There are many similarities between the Mission Impossible and James Bond series. They share an identical formula. At the center of both is an indestructible hero on a mission to save the world from domination and doom. It is a world of exotic locations, elegant style, brutal violence and hair-raising chases. The villains need to be world-class—the bigger, the badder, the better.
In Dead Reckoning, the villain isn’t so much a person as a thing. It is the evil offshoot of artificial intelligence that we’ve all been fearing since the appearance of HAL-9000 in Stanley Kubrick’s 2001: A Space Odyssey.
Here it is an entity known as The Entity. Essentially, it’s HAL-9000 on steroids—a self-created, self-aware monster capable of controlling our digital world, which is to say it is capable of controlling mankind.
It’s what the spies are after. Harnessing the all-encompassing power of The Entity means global domination, the goal of all great spy flicks. Accessing The Entity requires a physical key, one that exists in two halves that must be combined in order to be activated. It’s not unlike the two halves of the Dial of Destiny that we just witnessed in the latest Indiana Jones movie. The latest Transformers movie also borrows this story element. But who’s counting?
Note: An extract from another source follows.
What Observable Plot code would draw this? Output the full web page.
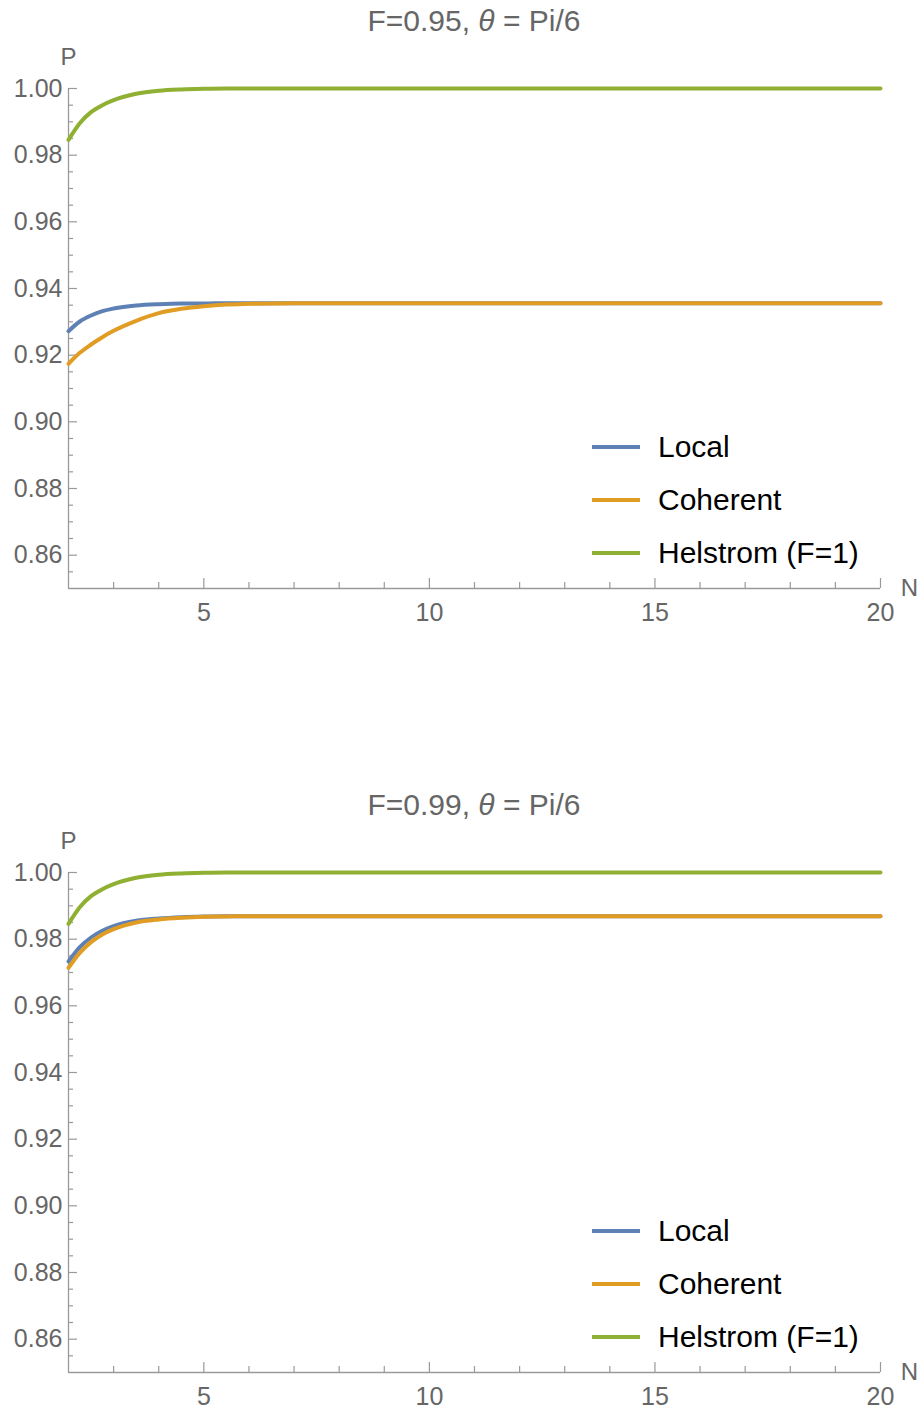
<!DOCTYPE html>
<html>
<head>
<meta charset="utf-8">
<script src="https://cdn.jsdelivr.net/npm/d3@7"></script>
<script src="https://cdn.jsdelivr.net/npm/@observablehq/plot@0.6"></script>
<style>
  html, body { margin: 0; padding: 0; background: #fff; }
  body { width: 921px; height: 1412px; overflow: hidden; font-family: "Liberation Sans", Arial, sans-serif; }
  .panel { position: relative; width: 921px; }
  .title { height: 40px; line-height: 42px; padding-left: 68px; width: 812px; text-align: center; font-size: 30px; color: #666; white-space: nowrap; }
  .legend { position: absolute; left: 592px; }
  .legend .row { position: absolute; left: 0; height: 40px; width: 320px; }
  .legend .sw { position: absolute; left: 0; width: 48px; height: 3.5px; }
  .legend .lab { position: absolute; left: 66px; font-size: 30px; color: #000; white-space: nowrap; }
  svg { display: block; }
</style>
</head>
<body>
<div id="root"></div>
<script>
// ---- data ----
const N = [2, 2.25, 2.5, 2.75, 3, 3.5, 4, 4.5, 5, 5.5, 6, 7, 8, 10, 12, 14, 16, 18, 20];

// Panel 1: F = 0.95
const local095    = [0.9272, 0.9301, 0.9319, 0.9332, 0.9340, 0.9349, 0.9353, 0.9355, 0.9355, 0.9356, 0.9356, 0.9356, 0.9356, 0.9356, 0.9356, 0.9356, 0.9356, 0.9356, 0.9356];
const coherent095 = [0.9174, 0.9207, 0.9232, 0.9254, 0.9273, 0.9303, 0.9326, 0.9339, 0.9347, 0.9352, 0.9354, 0.9356, 0.9356, 0.9356, 0.9356, 0.9356, 0.9356, 0.9356, 0.9356];
// Panel 2: F = 0.99
const local099    = [0.9733, 0.9776, 0.9805, 0.9825, 0.9839, 0.9855, 0.9862, 0.9866, 0.9868, 0.9869, 0.9869, 0.9869, 0.9869, 0.9869, 0.9869, 0.9869, 0.9869, 0.9869, 0.9869];
const coherent099 = [0.9714, 0.9759, 0.9791, 0.9814, 0.9830, 0.9850, 0.9859, 0.9864, 0.9867, 0.9868, 0.9869, 0.9869, 0.9869, 0.9869, 0.9869, 0.9869, 0.9869, 0.9869, 0.9869];
// Helstrom (F=1), same in both panels
const helstrom    = [0.9846, 0.9896, 0.9929, 0.9950, 0.9965, 0.9984, 0.9993, 0.9997, 0.9999, 1.0000, 1.0000, 1.0000, 1.0000, 1.0000, 1.0000, 1.0000, 1.0000, 1.0000, 1.0000];

const seriesNames = ["Local", "Coherent", "Helstrom (F=1)"];
const seriesColors = ["#5E81B5", "#E19C24", "#8FB032"];
const titles = ["F=0.95, ", "F=0.99, "];

const xMajor = [5, 10, 15, 20];
const xMinor = [3, 4, 6, 7, 8, 9, 11, 12, 13, 14, 16, 17, 18, 19];
const yMajor = [0.86, 0.88, 0.90, 0.92, 0.94, 0.96, 0.98, 1.00];
const yMinor = [0.855, 0.865, 0.87, 0.875, 0.885, 0.89, 0.895, 0.905, 0.91, 0.915, 0.925, 0.93, 0.935, 0.945, 0.95, 0.955, 0.965, 0.97, 0.975, 0.985, 0.99, 0.995];

// ---- drawing ----
const axisColor = "#9a9a9a";
const textColor = "#666";
const PH = 500; // plot-area height
const PW = 812; // plot-area width

function makeTable(vals) {
  return N.map((n, i) => ({N: n, P: vals[i]}));
}

function panel(titleText, seriesVals, svgHeight) {
  const div = document.createElement("div");
  div.className = "panel";
  const t = document.createElement("div");
  t.className = "title";
  t.innerHTML = titleText + "<i>θ</i> = Pi/6";
  div.appendChild(t);

  const lineMarks = seriesVals.map((vals, i) =>
    Plot.line(makeTable(vals), {x: "N", y: "P", stroke: seriesColors[i], strokeWidth: 4, curve: "monotone-x"})
  );

  const chart = Plot.plot({
    width: 921,
    height: svgHeight,
    marginTop: 48,
    marginLeft: 68,
    marginRight: 41,
    marginBottom: svgHeight - 48 - PH,
    style: {fontFamily: "'Liberation Sans', Arial, sans-serif", background: "white", overflow: "visible"},
    x: {domain: [2, 20]},
    y: {domain: [0.85, 1.0]},
    marks: [
      Plot.axisX({ticks: xMajor, tickSize: 0, tickPadding: 15, fontSize: 25, color: textColor, label: null, tickFormat: d => String(d)}),
      Plot.axisY({ticks: yMajor, tickSize: 0, tickPadding: 6, fontSize: 25, color: textColor, label: null, tickFormat: d3.format(".2f")}),
      Plot.ruleX([2], {stroke: axisColor, strokeWidth: 1.3}),
      Plot.ruleY([0.85], {stroke: axisColor, strokeWidth: 1.3}),
      Plot.tickX(xMajor, {x: d => d, insetTop: PH - 10, stroke: axisColor, strokeWidth: 1.2}),
      Plot.tickX(xMinor, {x: d => d, insetTop: PH - 6, stroke: axisColor, strokeWidth: 1.2}),
      Plot.tickY(yMajor, {y: d => d, insetRight: PW - 9, stroke: axisColor, strokeWidth: 1.2}),
      Plot.tickY(yMinor, {y: d => d, insetRight: PW - 5, stroke: axisColor, strokeWidth: 1.2}),
      Plot.text(["P"], {frameAnchor: "top-left", dx: 0, dy: -31, fontSize: 24, fill: textColor, textAnchor: "middle", lineAnchor: "middle"}),
      Plot.text(["N"], {frameAnchor: "bottom-right", dx: 29, dy: 0, fontSize: 24, fill: textColor, textAnchor: "middle", lineAnchor: "middle"}),
      ...lineMarks
    ]
  });
  div.appendChild(chart);

  const leg = document.createElement("div");
  leg.className = "legend";
  leg.style.top = "447px";
  seriesNames.forEach((name, i) => {
    const row = document.createElement("div");
    row.className = "row";
    row.style.top = (i * 53 - 20) + "px";
    const sw = document.createElement("div");
    sw.className = "sw";
    sw.style.background = seriesColors[i];
    sw.style.top = "18.25px";
    const lab = document.createElement("div");
    lab.className = "lab";
    lab.style.top = "2px";
    lab.style.lineHeight = "36px";
    lab.textContent = name;
    row.appendChild(sw);
    row.appendChild(lab);
    leg.appendChild(row);
  });
  div.appendChild(leg);
  return div;
}

const root = document.getElementById("root");
root.appendChild(panel(titles[0], [local095, coherent095, helstrom], 744));
root.appendChild(panel(titles[1], [local099, coherent099, helstrom], 588));
</script>
</body>
</html>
Finding the two halves of the key is the essential plotline in Dead Reckoning.
It’s an impossible mission, one requiring the services of the ultra-clandestine team headed by Ethan Hunt (Tom Cruise). Once again, his partners Luther Stickell (Ving Rhames) and Benji Dunn (Simon Pegg) are along for the thrill ride.
The movie version of Mission Impossible takes the theme of the original TV series to dizzying heights. The team is invincible, able to track people, open doors, or do virtually anything with a quick flurry of keyboard clicks on a laptop.
Of course, this becomes problematic when your adversary IS the world of cyberspace, capable of tracking your every move and blocking your every strategy.
Dead Reckoning scores points for raising the stakes when it comes to spy drama. It doesn’t get bigger than this.
Naturally, there are human beings involved in the story, none of which can be really trusted, even at the highest level. It’s a shadowy world for Ethan and his self-described team of rogue ghosts.
While Dead Reckoning has a solid premise, it is a victim of its own formula which requires fights, foot chases, car chases and high-tech gadgets. The famous rubber faces from the original TV series also play a part, though nicely parodied.
There are only so many ways to stage action sequences like these, though director Christopher McQuarrie manages to sprinkle in some fresh twists and gasps.
In general, the action sequences run long. The movie, overall, runs long (2 hours and 43 minutes) due to the extended action sequences and tendency to overexplain all the details about The Entity and the extent of its evil power.
There are references and homage paid to the original series throughout the movie, including the self-destructing tape recorder and a number of bombs with clearly-readable digital displays, one of the all-time biggest movie cliches.
Through it all, Tom Cruise delivers with another classic Ethan Hunt performance—a character who will endure anything for the sake of eradicating evil. And, he’ll do it without incurring serious injury or even a single scratch.
Cruise has been on a roll recently with the release of Top Gun: Maverick (2022) and Mission Impossible—Dead Reckoning Part One. He has successfully resurrected two of his most beloved characters at a time when many other actors might be looking for less-challenging roles.
He just turned 61 on July 3rd.
Part two of this movie lies ahead. And while he says that he may be retiring the role, we’re reminded that Harrison Ford just reprised Indiana Jones at the ripe old age of 80.